From the records below, extract only the lines running from the line with "Rebuild this chart" to the line with "0.10, -0.12, -0.31, -0.17, 0.83, 0.18]", both lines included, reproducing them exactly.

## DATASET
------------------------------------------------------------
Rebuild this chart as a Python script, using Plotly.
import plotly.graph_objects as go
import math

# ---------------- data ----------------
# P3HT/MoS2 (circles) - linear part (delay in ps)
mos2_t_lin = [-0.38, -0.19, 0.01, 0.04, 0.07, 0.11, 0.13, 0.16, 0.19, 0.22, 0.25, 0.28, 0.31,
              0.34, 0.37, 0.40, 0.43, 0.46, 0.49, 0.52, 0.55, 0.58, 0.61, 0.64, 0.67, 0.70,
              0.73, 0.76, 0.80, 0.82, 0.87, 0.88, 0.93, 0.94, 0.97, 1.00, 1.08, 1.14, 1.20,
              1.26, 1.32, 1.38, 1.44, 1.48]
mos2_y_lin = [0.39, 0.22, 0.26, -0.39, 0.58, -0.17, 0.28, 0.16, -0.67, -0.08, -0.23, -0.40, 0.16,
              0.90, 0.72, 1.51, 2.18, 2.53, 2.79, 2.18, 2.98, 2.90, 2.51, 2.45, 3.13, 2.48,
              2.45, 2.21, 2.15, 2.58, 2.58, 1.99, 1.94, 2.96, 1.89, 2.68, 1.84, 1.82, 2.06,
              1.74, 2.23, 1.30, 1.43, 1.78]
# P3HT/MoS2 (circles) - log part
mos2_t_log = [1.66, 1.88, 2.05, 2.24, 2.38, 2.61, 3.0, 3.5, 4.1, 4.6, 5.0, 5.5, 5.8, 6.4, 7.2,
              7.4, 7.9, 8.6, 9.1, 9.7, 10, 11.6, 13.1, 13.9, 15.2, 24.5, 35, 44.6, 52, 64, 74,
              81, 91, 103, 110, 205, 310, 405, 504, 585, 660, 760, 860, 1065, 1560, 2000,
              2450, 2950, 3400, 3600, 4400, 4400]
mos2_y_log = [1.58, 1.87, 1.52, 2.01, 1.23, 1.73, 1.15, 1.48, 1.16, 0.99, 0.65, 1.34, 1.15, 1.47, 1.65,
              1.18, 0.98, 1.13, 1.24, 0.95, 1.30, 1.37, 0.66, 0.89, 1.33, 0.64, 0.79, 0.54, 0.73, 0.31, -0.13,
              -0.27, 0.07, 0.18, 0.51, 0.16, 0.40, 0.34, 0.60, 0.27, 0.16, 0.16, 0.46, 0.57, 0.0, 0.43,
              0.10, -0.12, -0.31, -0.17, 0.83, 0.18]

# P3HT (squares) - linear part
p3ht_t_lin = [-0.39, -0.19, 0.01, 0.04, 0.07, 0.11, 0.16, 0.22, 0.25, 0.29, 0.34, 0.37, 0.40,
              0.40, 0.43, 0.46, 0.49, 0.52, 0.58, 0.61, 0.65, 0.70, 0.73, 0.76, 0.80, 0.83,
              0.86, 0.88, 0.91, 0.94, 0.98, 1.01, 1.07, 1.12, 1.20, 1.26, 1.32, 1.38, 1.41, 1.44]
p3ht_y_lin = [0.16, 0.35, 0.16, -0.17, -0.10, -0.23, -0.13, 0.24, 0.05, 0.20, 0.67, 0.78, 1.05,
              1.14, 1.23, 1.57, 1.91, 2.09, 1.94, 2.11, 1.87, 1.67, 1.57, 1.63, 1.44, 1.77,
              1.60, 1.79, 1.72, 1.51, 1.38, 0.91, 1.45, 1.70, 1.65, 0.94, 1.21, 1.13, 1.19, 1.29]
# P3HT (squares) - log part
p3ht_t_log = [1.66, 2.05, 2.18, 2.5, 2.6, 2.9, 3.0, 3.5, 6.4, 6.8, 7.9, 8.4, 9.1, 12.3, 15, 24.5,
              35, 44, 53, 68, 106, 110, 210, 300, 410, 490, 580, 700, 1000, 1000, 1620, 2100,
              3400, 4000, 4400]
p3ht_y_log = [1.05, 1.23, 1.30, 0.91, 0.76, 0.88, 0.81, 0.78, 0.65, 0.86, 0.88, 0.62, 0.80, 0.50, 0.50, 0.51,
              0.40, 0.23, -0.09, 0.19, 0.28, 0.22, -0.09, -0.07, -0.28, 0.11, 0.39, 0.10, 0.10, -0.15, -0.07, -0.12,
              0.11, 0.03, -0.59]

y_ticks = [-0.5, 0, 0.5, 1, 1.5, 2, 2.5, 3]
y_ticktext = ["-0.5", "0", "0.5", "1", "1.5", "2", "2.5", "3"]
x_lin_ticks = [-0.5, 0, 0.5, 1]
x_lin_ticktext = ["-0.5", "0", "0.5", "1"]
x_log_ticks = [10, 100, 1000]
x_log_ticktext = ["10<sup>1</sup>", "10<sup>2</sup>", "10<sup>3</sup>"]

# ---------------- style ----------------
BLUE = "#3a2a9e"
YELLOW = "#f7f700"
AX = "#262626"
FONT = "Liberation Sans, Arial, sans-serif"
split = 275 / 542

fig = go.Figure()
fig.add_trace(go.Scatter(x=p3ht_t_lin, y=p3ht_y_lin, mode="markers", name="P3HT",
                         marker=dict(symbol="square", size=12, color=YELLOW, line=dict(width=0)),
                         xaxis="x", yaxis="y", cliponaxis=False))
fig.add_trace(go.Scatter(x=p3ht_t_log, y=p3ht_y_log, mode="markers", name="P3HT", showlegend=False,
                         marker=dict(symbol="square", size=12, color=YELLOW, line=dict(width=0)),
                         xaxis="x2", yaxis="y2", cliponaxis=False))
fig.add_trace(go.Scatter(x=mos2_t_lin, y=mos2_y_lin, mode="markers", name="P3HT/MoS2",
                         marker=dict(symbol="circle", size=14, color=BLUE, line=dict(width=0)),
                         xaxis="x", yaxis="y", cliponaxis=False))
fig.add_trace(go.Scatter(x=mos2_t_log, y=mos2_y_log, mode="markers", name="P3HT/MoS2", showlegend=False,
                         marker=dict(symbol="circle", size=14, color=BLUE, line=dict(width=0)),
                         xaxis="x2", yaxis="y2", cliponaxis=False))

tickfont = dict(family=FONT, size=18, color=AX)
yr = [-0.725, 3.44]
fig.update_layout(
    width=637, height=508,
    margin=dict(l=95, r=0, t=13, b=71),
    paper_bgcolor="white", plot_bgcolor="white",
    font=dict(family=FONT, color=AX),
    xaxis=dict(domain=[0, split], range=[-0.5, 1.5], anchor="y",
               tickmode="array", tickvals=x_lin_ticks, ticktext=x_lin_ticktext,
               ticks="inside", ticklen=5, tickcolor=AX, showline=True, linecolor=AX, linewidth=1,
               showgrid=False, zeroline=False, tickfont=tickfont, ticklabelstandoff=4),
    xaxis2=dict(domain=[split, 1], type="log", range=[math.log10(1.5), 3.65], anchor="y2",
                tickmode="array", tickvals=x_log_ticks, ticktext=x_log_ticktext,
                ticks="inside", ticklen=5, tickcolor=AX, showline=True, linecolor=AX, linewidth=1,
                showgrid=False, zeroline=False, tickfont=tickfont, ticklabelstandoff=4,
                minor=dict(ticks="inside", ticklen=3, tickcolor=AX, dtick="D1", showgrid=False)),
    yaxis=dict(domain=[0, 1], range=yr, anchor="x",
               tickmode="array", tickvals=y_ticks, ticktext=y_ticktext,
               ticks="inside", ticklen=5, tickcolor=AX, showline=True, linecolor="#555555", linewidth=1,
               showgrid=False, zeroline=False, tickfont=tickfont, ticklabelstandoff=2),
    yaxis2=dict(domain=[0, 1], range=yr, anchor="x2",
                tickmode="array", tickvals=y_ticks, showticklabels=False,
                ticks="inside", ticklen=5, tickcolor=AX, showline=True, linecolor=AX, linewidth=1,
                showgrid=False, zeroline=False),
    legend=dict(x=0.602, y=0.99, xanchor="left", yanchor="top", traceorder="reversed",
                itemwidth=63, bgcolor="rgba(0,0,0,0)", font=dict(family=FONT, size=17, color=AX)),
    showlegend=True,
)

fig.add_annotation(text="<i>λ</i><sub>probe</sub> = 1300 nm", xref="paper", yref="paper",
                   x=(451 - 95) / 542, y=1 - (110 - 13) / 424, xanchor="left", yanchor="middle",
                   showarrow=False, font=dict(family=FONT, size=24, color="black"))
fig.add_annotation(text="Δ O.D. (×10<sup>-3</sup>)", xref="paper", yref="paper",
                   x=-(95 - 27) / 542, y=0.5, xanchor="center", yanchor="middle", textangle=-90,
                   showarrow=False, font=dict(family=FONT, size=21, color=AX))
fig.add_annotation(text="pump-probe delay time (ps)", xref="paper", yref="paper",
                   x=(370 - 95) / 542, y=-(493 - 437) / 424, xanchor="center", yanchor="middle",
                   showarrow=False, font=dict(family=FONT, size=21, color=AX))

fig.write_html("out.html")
------------------------------------------------------------
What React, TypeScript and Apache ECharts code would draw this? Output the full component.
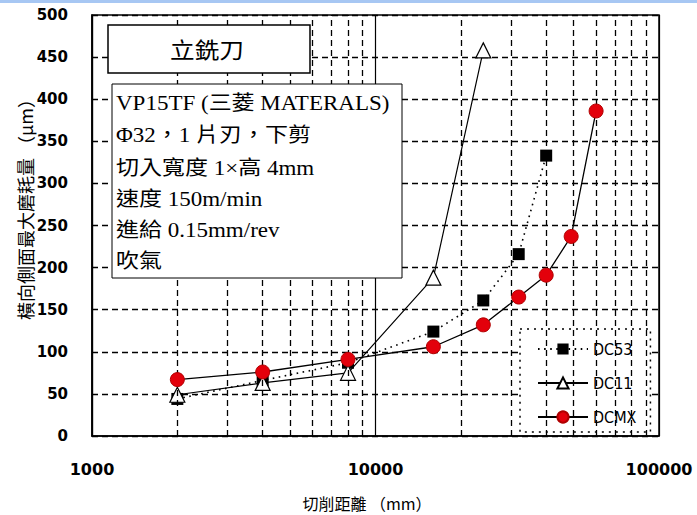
------------------------------------------------------------
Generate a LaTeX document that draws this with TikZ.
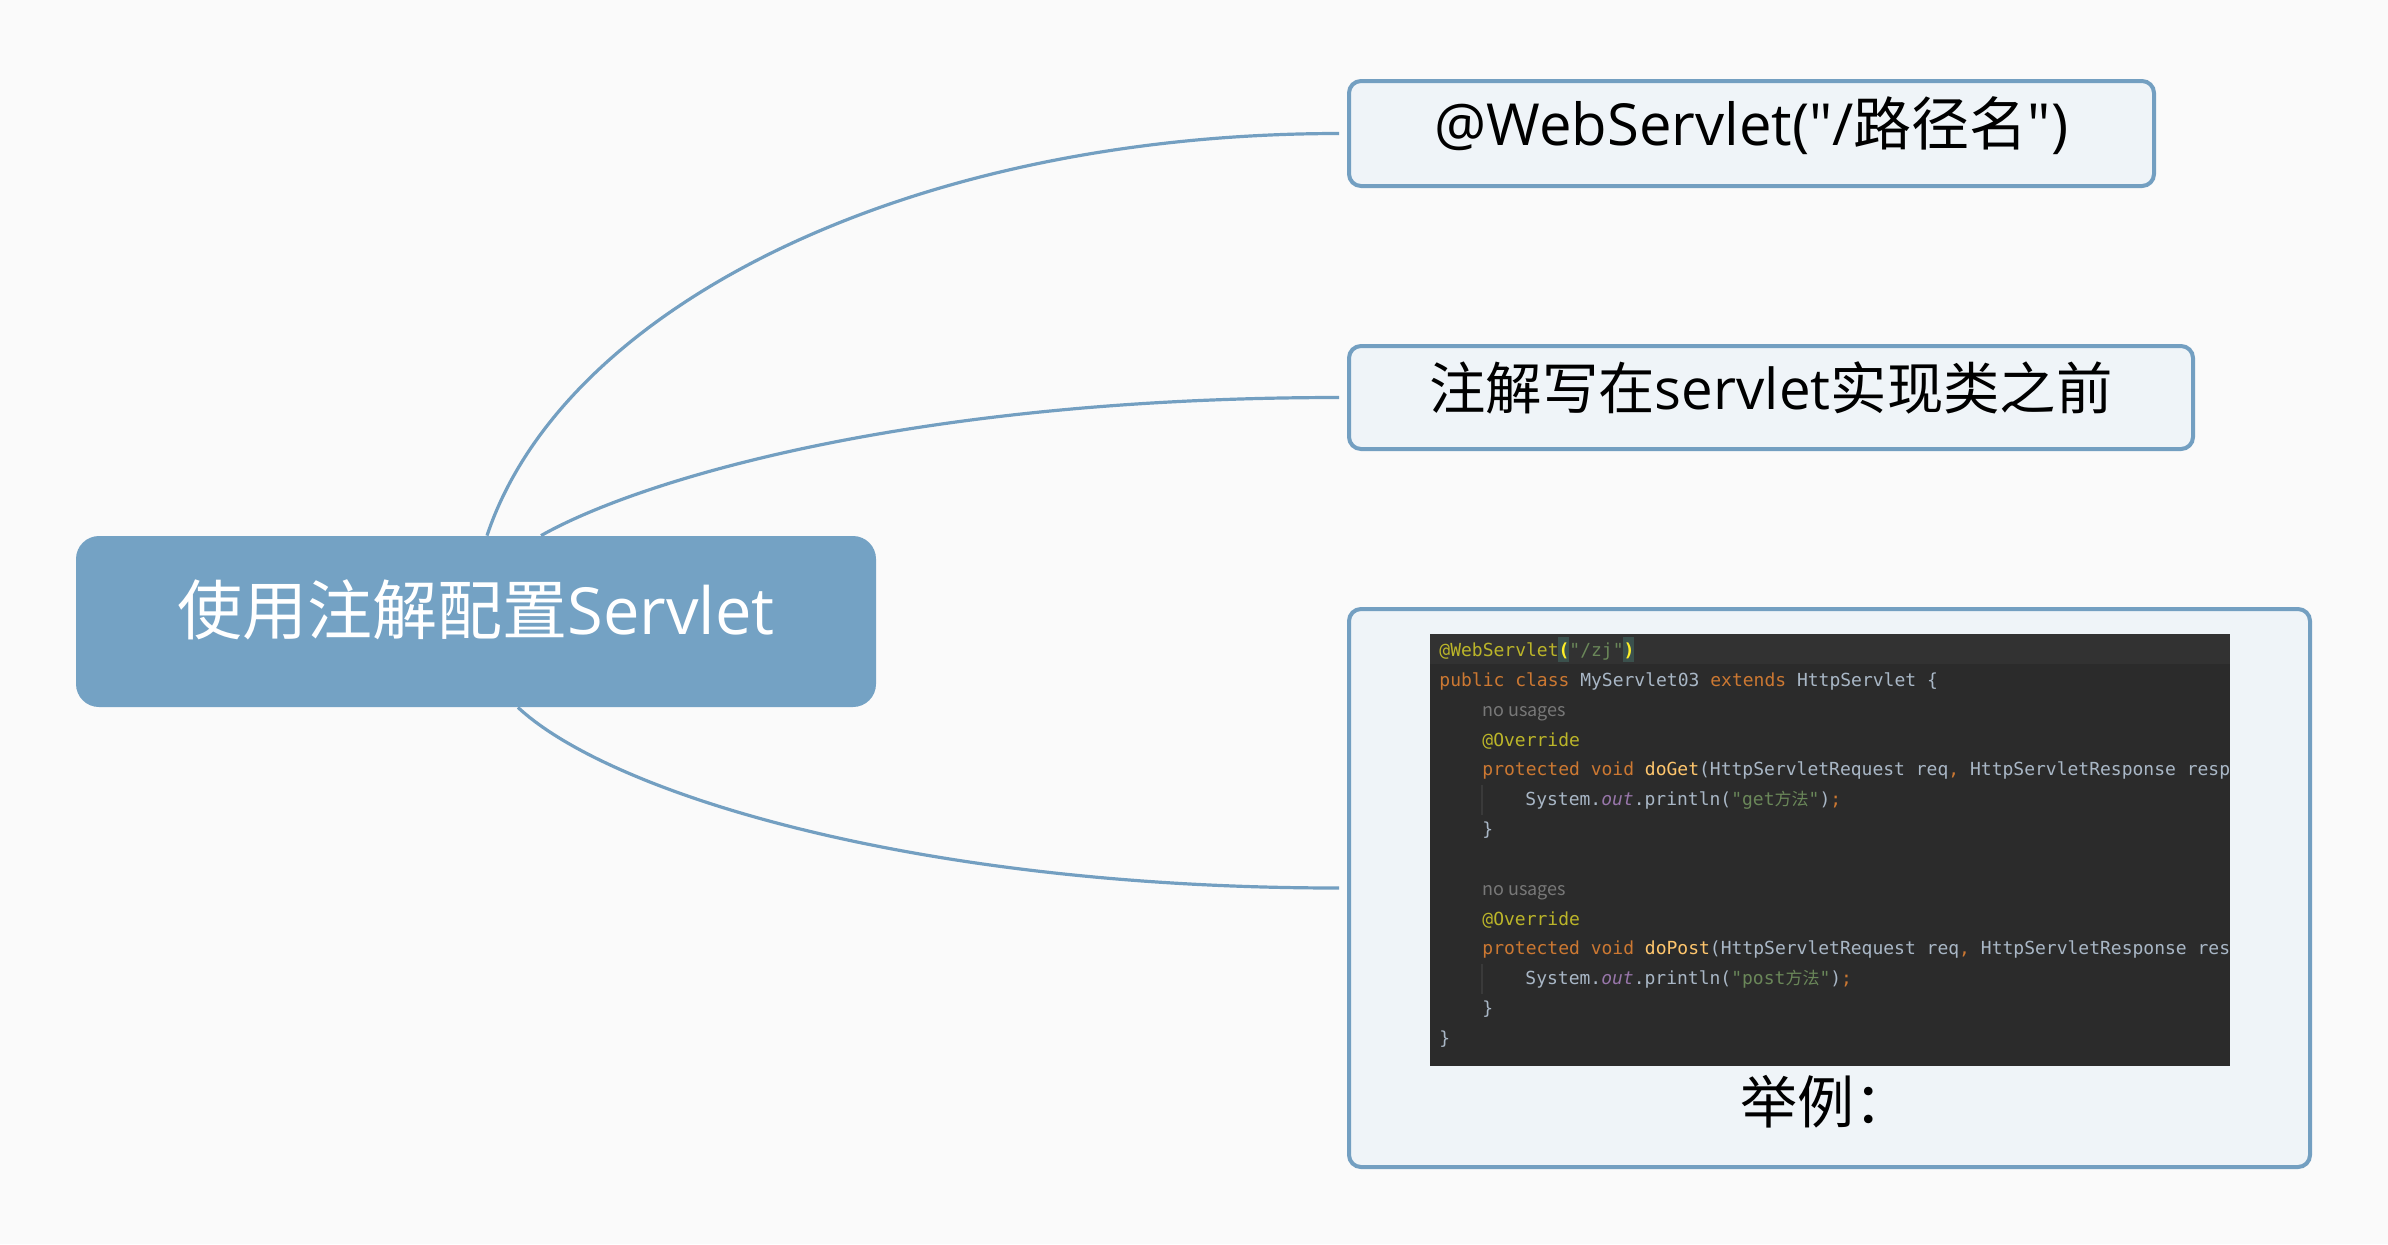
------------------------------------------------------------
## REPLY TO THE EXERCISE
Rebuild this chart as a Python script, using Plotly.
import plotly.graph_objects as go
import math

# ---------------- data ----------------
# P3HT/MoS2 (circles) - linear part (delay in ps)
mos2_t_lin = [-0.38, -0.19, 0.01, 0.04, 0.07, 0.11, 0.13, 0.16, 0.19, 0.22, 0.25, 0.28, 0.31,
              0.34, 0.37, 0.40, 0.43, 0.46, 0.49, 0.52, 0.55, 0.58, 0.61, 0.64, 0.67, 0.70,
              0.73, 0.76, 0.80, 0.82, 0.87, 0.88, 0.93, 0.94, 0.97, 1.00, 1.08, 1.14, 1.20,
              1.26, 1.32, 1.38, 1.44, 1.48]
mos2_y_lin = [0.39, 0.22, 0.26, -0.39, 0.58, -0.17, 0.28, 0.16, -0.67, -0.08, -0.23, -0.40, 0.16,
              0.90, 0.72, 1.51, 2.18, 2.53, 2.79, 2.18, 2.98, 2.90, 2.51, 2.45, 3.13, 2.48,
              2.45, 2.21, 2.15, 2.58, 2.58, 1.99, 1.94, 2.96, 1.89, 2.68, 1.84, 1.82, 2.06,
              1.74, 2.23, 1.30, 1.43, 1.78]
# P3HT/MoS2 (circles) - log part
mos2_t_log = [1.66, 1.88, 2.05, 2.24, 2.38, 2.61, 3.0, 3.5, 4.1, 4.6, 5.0, 5.5, 5.8, 6.4, 7.2,
              7.4, 7.9, 8.6, 9.1, 9.7, 10, 11.6, 13.1, 13.9, 15.2, 24.5, 35, 44.6, 52, 64, 74,
              81, 91, 103, 110, 205, 310, 405, 504, 585, 660, 760, 860, 1065, 1560, 2000,
              2450, 2950, 3400, 3600, 4400, 4400]
mos2_y_log = [1.58, 1.87, 1.52, 2.01, 1.23, 1.73, 1.15, 1.48, 1.16, 0.99, 0.65, 1.34, 1.15, 1.47, 1.65,
              1.18, 0.98, 1.13, 1.24, 0.95, 1.30, 1.37, 0.66, 0.89, 1.33, 0.64, 0.79, 0.54, 0.73, 0.31, -0.13,
              -0.27, 0.07, 0.18, 0.51, 0.16, 0.40, 0.34, 0.60, 0.27, 0.16, 0.16, 0.46, 0.57, 0.0, 0.43,
              0.10, -0.12, -0.31, -0.17, 0.83, 0.18]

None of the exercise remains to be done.